There is no longer an unity of three but two unities of two.
Accordingly, the unity of God is maintained in the western theological tradition by what is called the
communication of Godhead—
begetting and
procession. "Person" or "subsistence" depends on personal properties, i.e., properties which are unique to a person in relation to other persons. In the words of our Larger Catechism, there is something "proper" in these relations, that is, "divinely proper." To detract from any property of the Son in relation to the Holy Spirit is to make Him inferior to the Father.
The EO objection in relation to the Holy Spirit is removed by a simple acknowledgement that the unique person of the Holy Spirit also consists in a unique property, and that property is to proceed from the Father and the Son from all eternity.
If this were not accepted as the Holy Spirit's distinct property He would not be the third person of the Trinity but would be a second
second person.
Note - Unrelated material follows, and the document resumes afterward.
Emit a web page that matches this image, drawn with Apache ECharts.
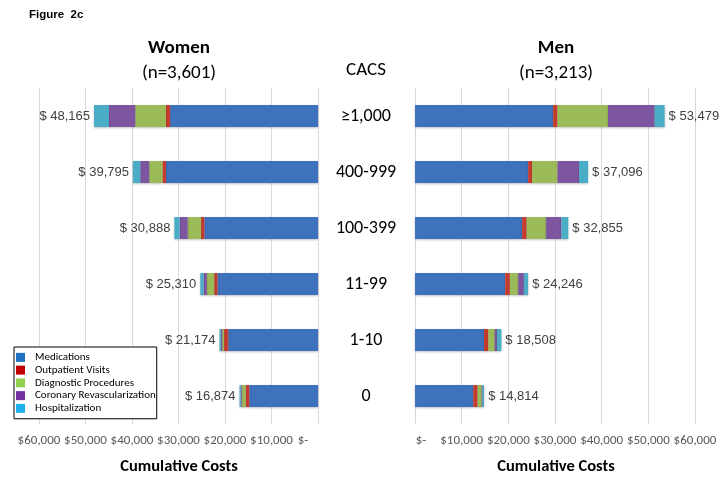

This means He would be a second Son. His very name,
Spirit, is suggestive of an altogether unique relation in union with Father and Son which nullifies the objection. The Holy Spirit is the person upon whom the communication of Godhead finally terminates. In this capacity the Spirit is Himself the bond of union and communion between Father and Son. Likewise, in the
ad extra works (works
outside the Goddhead) of the Trinity, this unique relation finds expression in His distinctive function in connection with the creation of, providence over, and redemption of, the world— He is the Spirit of life and communion.